From prior experience, it gets really annoying to try to fix up those questions, or close them as unclear or unfocused, etc. when it's already obvious that "oh, it's THIS issue again". Often people refer to this as a "gotcha"; but from the meta perspective, I think it's more useful to think in terms of how a "why question" and "how question" are *coupled*.

Obviously we would like to be able to close such questions as duplicates. But **how do we present the canonicals**? It seems clear enough that a "how" canonical will always be useful, but after that I'm quite indecisive. Should we:

1. Write a separate "why" question for each common non-working attempt and have an answer that explains why it doesn't work and then links to the corresponding "how" question? (I can see this causing problems if the reason it doesn't work is really just an example of some *other* common problem)

1. The same, but putting the question cross-link in a footnote to the question instead?

1. Just have the one "how" question, and let anyone who answers decide about mentioning non-working attempts "in stride"? (If I'm posting them self-answered and this is the preferred approach, I would almost always decide in favour of inclusion.)

1. Just have one question, and use a separate answer (or separate answers) to call out and explain common attempts that don't work (even if these aren't technically "answering" the "how" question)?

1. Just have one question, and include examples of common non-working attempts in the question (just showing what happens, without trying to explain it)?

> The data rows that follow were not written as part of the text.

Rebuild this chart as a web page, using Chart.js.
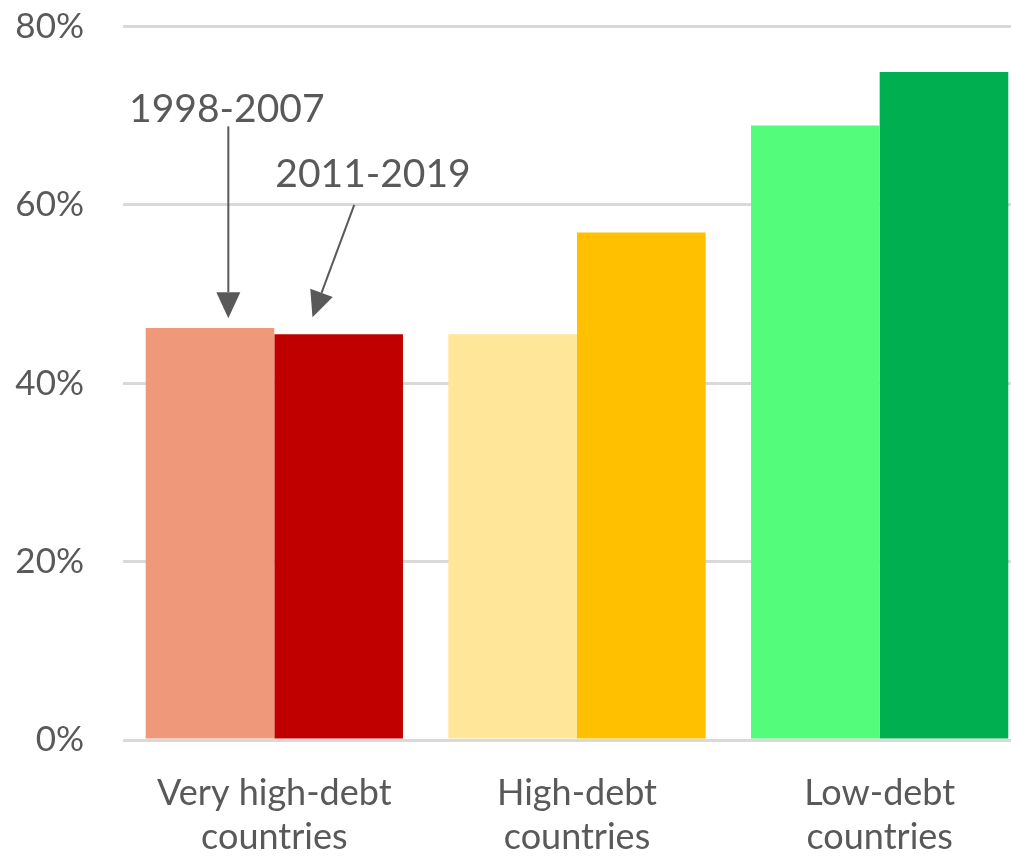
<!DOCTYPE html>
<html>
<head>
<meta charset="utf-8">
<script src="https://cdn.jsdelivr.net/npm/chart.js@4/dist/chart.umd.min.js"></script>
<style>
  html, body { margin: 0; padding: 0; background: #ffffff; overflow: hidden; }
  #wrap { position: relative; width: 1031px; height: 856px; }
</style>
</head>
<body>
<div id="wrap"><canvas id="c" width="1031" height="856"></canvas></div>
<script>
// Country groups (two-line axis labels)
const categories = [
  ["Very high-debt", "countries"],
  ["High-debt", "countries"],
  ["Low-debt", "countries"]
];
// Periods compared within each group
const periods = ["1998-2007", "2011-2019"];
// Share (%) per group, earlier and later period
const earlyValues = [46.2, 45.5, 68.9];
const lateValues = [45.5, 56.9, 74.9];
// Y-axis tick values (%)
const yTickValues = [0, 20, 40, 60, 80];

const earlyColors = ["#F0997A", "#FFE699", "#53FC7A"];
const lateColors = ["#C00000", "#FFC000", "#00B050"];
const TEXT = "#595959";
const FONT = "Lato, 'Open Sans', sans-serif";

// Callouts naming the two periods; x in category units (0 = first group centre), y in %
const callouts = [
  { label: periods[0], textX: -0.157, textY: 69.3, fromX: -0.152, fromY: 68.8, toX: -0.152, toY: 47.3 },
  { label: periods[1], textX: 0.326, textY: 62.0, fromX: 0.264, fromY: 60.0, toX: 0.126, toY: 47.4 }
];

const calloutPlugin = {
  id: "callouts",
  afterDatasetsDraw(chart) {
    const { ctx, scales: { x, y } } = chart;
    const x0 = x.getPixelForValue(0);
    const step = x.getPixelForValue(1) - x0;
    const px = u => x0 + u * step;
    ctx.save();
    ctx.fillStyle = TEXT;
    ctx.strokeStyle = TEXT;
    ctx.font = "39px " + FONT;
    ctx.textAlign = "center";
    ctx.textBaseline = "alphabetic";
    callouts.forEach(c => {
      ctx.fillText(c.label, px(c.textX), y.getPixelForValue(c.textY));
      const sx = px(c.fromX), sy = y.getPixelForValue(c.fromY);
      const ex = px(c.toX), ey = y.getPixelForValue(c.toY);
      const ang = Math.atan2(ey - sy, ex - sx);
      const headLen = 26, headHalf = 12;
      const bx = ex - headLen * Math.cos(ang), by = ey - headLen * Math.sin(ang);
      ctx.lineWidth = 2;
      ctx.beginPath();
      ctx.moveTo(sx, sy);
      ctx.lineTo(bx, by);
      ctx.stroke();
      ctx.beginPath();
      ctx.moveTo(ex, ey);
      ctx.lineTo(bx + headHalf * Math.sin(ang), by - headHalf * Math.cos(ang));
      ctx.lineTo(bx - headHalf * Math.sin(ang), by + headHalf * Math.cos(ang));
      ctx.closePath();
      ctx.fill();
    });
    ctx.restore();
  }
};

new Chart(document.getElementById("c"), {
  type: "bar",
  data: {
    labels: categories,
    datasets: [
      { label: periods[0], data: earlyValues, backgroundColor: earlyColors, borderWidth: 0 },
      { label: periods[1], data: lateValues, backgroundColor: lateColors, borderWidth: 0 }
    ]
  },
  options: {
    responsive: false,
    animation: false,
    devicePixelRatio: 1,
    layout: { padding: { top: 26.5, left: 0, right: 0, bottom: 0 } },
    datasets: { bar: { categoryPercentage: 0.85, barPercentage: 1.0 } },
    plugins: { legend: { display: false }, tooltip: { enabled: false } },
    scales: {
      x: {
        grid: { display: false, drawTicks: false },
        border: { display: false },
        ticks: {
          color: TEXT,
          font: { family: FONT, size: 36, lineHeight: "44px" },
          padding: 31,
          maxRotation: 0,
          autoSkip: false
        },
        afterFit(scale) { scale.height = 116; }
      },
      y: {
        min: 0,
        max: 80,
        afterBuildTicks(scale) { scale.ticks = yTickValues.map(v => ({ value: v })); },
        grid: { color: "#D9D9D9", lineWidth: 3, drawTicks: false },
        border: { display: false },
        ticks: {
          color: TEXT,
          font: { family: FONT, size: 35 },
          padding: 39,
          callback: v => v + "%"
        },
        afterFit(scale) {
          scale.width = 123;
          scale.paddingTop = 0;
          scale.paddingBottom = 0;
        }
      }
    }
  },
  plugins: [calloutPlugin]
});
</script>
</body>
</html>
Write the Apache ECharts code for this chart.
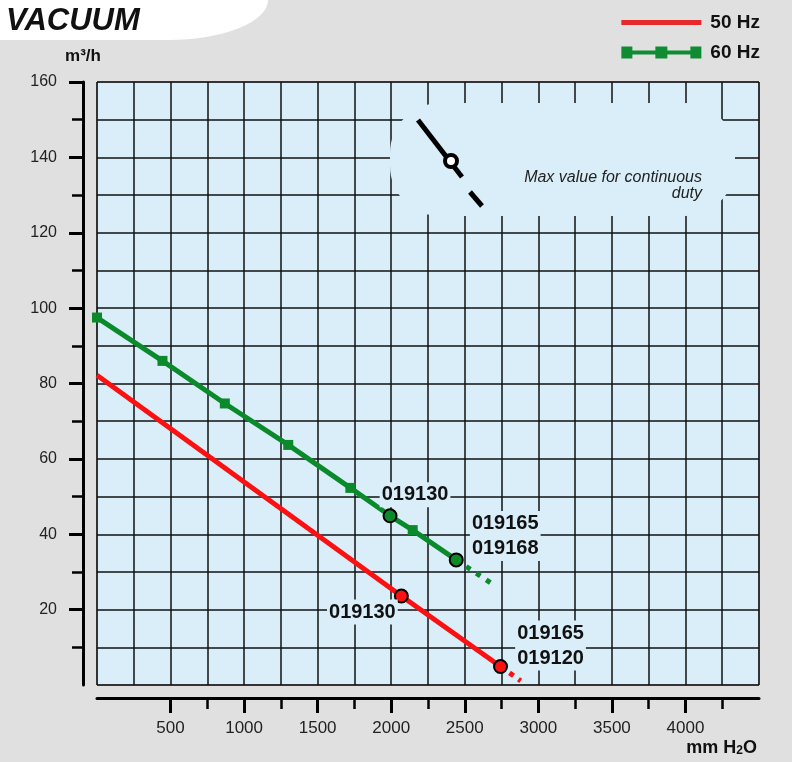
<!DOCTYPE html>
<html>
<head>
<meta charset="utf-8">
<script src="https://cdn.jsdelivr.net/npm/echarts@6/dist/echarts.min.js"></script>
<style>
  html, body { margin: 0; padding: 0; background: #e0e0e0; }
  #chart { width: 792px; height: 762px; }
</style>
</head>
<body>
<div id="chart"></div>
<script>
// ---- data ----
var redX = [0, 2069, 2743];
var redY = [82.2, 23.6, 4.9];
var redMark = ['none', 'circle', 'circle'];
var redLabels = ['', '019130', '019165\n019120'];
var redExtX = [2743, 2880];
var redExtY = [4.9, 1.1];

var greenX = [0, 445, 869, 1300, 1722, 1992, 2146, 2442];
var greenY = [97.5, 86.0, 74.7, 63.7, 52.3, 44.9, 41.1, 33.2];
var greenMark = ['rect', 'rect', 'rect', 'rect', 'rect', 'circle', 'rect', 'circle'];
var greenLabels = ['', '', '', '', '', '019130', '', '019165\n019168'];
var greenExtX = [2442, 2680];
var greenExtY = [33.2, 27.0];

var xMajor = [500, 1000, 1500, 2000, 2500, 3000, 3500, 4000];
var xMinor = [750, 1250, 1750, 2250, 2750, 3250, 3750, 4250];
var yMajor = [20, 40, 60, 80, 100, 120, 140, 160];
var yMinor = [10, 30, 50, 70, 90, 110, 130, 150];

// label placement (pixels, relative to marker)
var redOffsets = { 1: [-39, 16], 2: [50, -21] };
var greenOffsets = { 5: [25, -21], 7: [49, -24] };

var RED = '#fb1111';
var GREEN = '#0b8a2c';
var PLOT_BG = '#d9eef9';

function points(xs, ys, marks, labels, color, offsets) {
  return xs.map(function (x, i) {
    var isCircle = marks && marks[i] === 'circle';
    var item = {
      value: [x, ys[i]],
      symbol: marks ? marks[i] : 'none',
      symbolSize: isCircle ? 13 : 10,
      itemStyle: isCircle
        ? { color: color, borderColor: '#000', borderWidth: 2 }
        : { color: color, borderWidth: 0 }
    };
    if (labels && labels[i]) {
      item.label = {
        show: true,
        position: 'inside',
        offset: offsets[i],
        formatter: labels[i],
        fontFamily: 'Liberation Sans, Arial, sans-serif',
        fontSize: 20,
        fontWeight: 'bold',
        lineHeight: 25,
        color: '#111',
        backgroundColor: PLOT_BG,
        padding: [0, 2]
      };
    }
    return item;
  });
}

function pairs(xs, ys) {
  return xs.map(function (x, i) { return [x, ys[i]]; });
}

function plain(v) { return String(v); }

var chart = echarts.init(document.getElementById('chart'), null, { renderer: 'canvas' });

var font = 'Liberation Sans, Arial, sans-serif';

chart.setOption({
  animation: false,
  backgroundColor: '#e0e0e0',
  textStyle: { fontFamily: font },
  legend: {
    orient: 'vertical',
    right: 27,
    top: 8,
    itemWidth: 80,
    itemHeight: 12,
    itemGap: 11,
    selectedMode: false,
    textStyle: { fontSize: 19, fontWeight: 'bold', color: '#111', padding: [0, 0, 0, 4] },
    data: [
      { name: '50 Hz', icon: 'path://M0 3.5h80v5h-80z M0 0h0.05v0.05h-0.05z M0 11.95h0.05v0.05h-0.05z', itemStyle: { color: '#e42a2a' } },
      { name: '60 Hz', icon: 'path://M0 4h80v4h-80z M0 0h11v12h-11z M34 0h12v12h-12z M69 0h11v12h-11z', itemStyle: { color: '#0f8c31' } }
    ]
  },
  grid: {
    left: 97, top: 82, width: 662, height: 603,
    show: true,
    backgroundColor: PLOT_BG,
    borderColor: '#555',
    borderWidth: 1
  },
  xAxis: [
    {
      type: 'value', min: 0, max: 4500, interval: 250,
      axisLine: { show: false }, axisTick: { show: false }, axisLabel: { show: false },
      splitLine: { show: true, lineStyle: { color: '#111', width: 1.5 } }
    },
    {
      type: 'value', min: 0, max: 4500, interval: 500, position: 'bottom', offset: 13,
      axisLine: { show: true, onZero: false, lineStyle: { color: '#000', width: 3 } },
      axisTick: { show: true, length: 15, lineStyle: { color: '#000', width: 3 }, customValues: xMajor },
      axisLabel: { show: true, customValues: xMajor, formatter: plain, margin: 22, fontSize: 17, color: '#222' },
      splitLine: { show: false }
    },
    {
      type: 'value', min: 0, max: 4500, interval: 250, position: 'bottom', offset: 13,
      axisLine: { show: false, onZero: false },
      axisTick: { show: true, length: 11, lineStyle: { color: '#000', width: 2.5 }, customValues: xMinor },
      axisLabel: { show: false },
      splitLine: { show: false }
    }
  ],
  yAxis: [
    {
      type: 'value', min: 0, max: 160, interval: 10,
      axisLine: { show: false }, axisTick: { show: false }, axisLabel: { show: false },
      splitLine: { show: true, lineStyle: { color: '#111', width: 1.5 } }
    },
    {
      type: 'value', min: 0, max: 160, interval: 20, position: 'left', offset: 14,
      name: 'm³/h', nameLocation: 'end', nameGap: 17,
      nameTextStyle: { fontSize: 17, fontWeight: 'bold', color: '#111' },
      axisLine: { show: true, onZero: false, lineStyle: { color: '#000', width: 3 } },
      axisTick: { show: true, length: 14, lineStyle: { color: '#000', width: 3 }, customValues: yMajor },
      axisLabel: { show: true, customValues: yMajor, formatter: plain, margin: 26, fontSize: 16, color: '#222' },
      splitLine: { show: false }
    },
    {
      type: 'value', min: 0, max: 160, interval: 10, position: 'left', offset: 14,
      axisLine: { show: false, onZero: false },
      axisTick: { show: true, length: 11, lineStyle: { color: '#000', width: 2.5 }, customValues: yMinor },
      axisLabel: { show: false },
      splitLine: { show: false }
    }
  ],
  series: [
    {
      name: '50 Hz', type: 'line', xAxisIndex: 0, yAxisIndex: 0,
      data: points(redX, redY, redMark, redLabels, RED, redOffsets),
      lineStyle: { color: RED, width: 5 },
      itemStyle: { color: RED },
      z: 4
    },
    {
      name: '50 Hz ext', type: 'line', xAxisIndex: 0, yAxisIndex: 0,
      data: pairs(redExtX, redExtY), symbol: 'none',
      lineStyle: { color: RED, width: 5, type: [5, 6] },
      z: 3
    },
    {
      name: '60 Hz', type: 'line', xAxisIndex: 0, yAxisIndex: 0,
      data: points(greenX, greenY, greenMark, greenLabels, GREEN, greenOffsets),
      lineStyle: { color: GREEN, width: 5 },
      itemStyle: { color: GREEN },
      z: 4
    },
    {
      name: '60 Hz ext', type: 'line', xAxisIndex: 0, yAxisIndex: 0,
      data: pairs(greenExtX, greenExtY), symbol: 'none',
      lineStyle: { color: GREEN, width: 5, type: [5, 7] },
      z: 3
    }
  ],
  graphic: [
    {
      type: 'rect', z: 1, scaleY: 0.4,
      shape: { x: 0, y: -150, width: 268, height: 250, r: [0, 0, 100, 0] },
      style: { fill: '#fff' }
    },
    {
      type: 'text', z: 2, x: 6, y: 21,
      style: { text: 'VACUUM', font: 'italic bold 31px ' + font, fill: '#111', textVerticalAlign: 'middle' }
    },
    {
      type: 'rect', z: 5,
      shape: { x: 390, y: 103, width: 345, height: 113, r: 50 },
      style: { fill: PLOT_BG }
    },
    {
      type: 'line', z: 6,
      shape: { x1: 418, y1: 120, x2: 462, y2: 177 },
      style: { stroke: '#000', lineWidth: 5 }
    },
    {
      type: 'line', z: 6,
      shape: { x1: 470, y1: 192, x2: 482, y2: 206 },
      style: { stroke: '#000', lineWidth: 5 }
    },
    {
      type: 'circle', z: 7,
      shape: { cx: 451, cy: 161, r: 6 },
      style: { fill: '#fff', stroke: '#000', lineWidth: 4 }
    },
    {
      type: 'text', z: 7, x: 702, y: 178,
      style: { text: 'Max value for continuous', font: 'italic 16px ' + font, fill: '#222', textAlign: 'right', textVerticalAlign: 'middle' }
    },
    {
      type: 'text', z: 7, x: 702, y: 194,
      style: { text: 'duty', font: 'italic 16px ' + font, fill: '#222', textAlign: 'right', textVerticalAlign: 'middle' }
    },
    {
      type: 'text', z: 7, x: 757, y: 748,
      style: {
        text: '{a|mm H}{s|2}{a|O}',
        textAlign: 'right', textVerticalAlign: 'middle',
        rich: {
          a: { fontFamily: font, fontSize: 18, fontWeight: 'bold', fill: '#111', color: '#111' },
          s: { fontFamily: font, fontSize: 12, fontWeight: 'bold', fill: '#111', color: '#111', padding: [5, 0, 0, 0] }
        }
      }
    }
  ]
});
</script>
</body>
</html>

1. Something else I haven't thought of?

## The XY problem

Experienced programmers should be familiar with this, but, for reference: https://xyproblem.info/. (I'll keep the convention that X is the "real problem" and Y is the approach taken by the person seeking help). Typically what happens is that someone fails at Y and *usually* asks a "why" question about Y, although a "how" question is certainly possible. This is *different from* why/how coupling in that *even if* the question about Y is resolved, it results in a sub-optimal (and possibly dangerous) solution to X.

On the one hand, the mindset of detecting XY problems really applies to help-desk environments more than Q&A environments. *In theory*, a question shouldn't have to justify being asked, as long as it is on topic and properly asked. If you never allow people to ask about Y because they're constantly suspected of actually caring about X, then you don't end up with a Y Q&A; and **if you've excluded questions** *a priori* then by definition the result **cannot be comprehensive**.

On the other hand, people with an XY problem **often can't be expected to recognize** that fact. Even as an expert, the transition from needing X done to debugging Y can be so seamless that one doesn't even have the perspective to realize it has happened. And the **consequences can be dire** - for example, if you only know that an "SQL query" is a string that will be passed from your program to a query engine, and that it needs to include certain pieces of information in order (and that some of those pieces come from the user), then focusing on the problem of creating the string can end up costing a real business huge amounts of money.

So, should we:

1. Ignore the consequences as not being our problem?

1. Write a separate answer to contain such important caveats and anticipate common Xs underlying the Y in the question?

1. Add a caveat to a canonical answer, or separately to multiple answers?

1. Leave it up to everyone who is answering to decide?

1. Add a warning to the **question** instead, perhaps under a fold?

1. Something else I haven't thought of?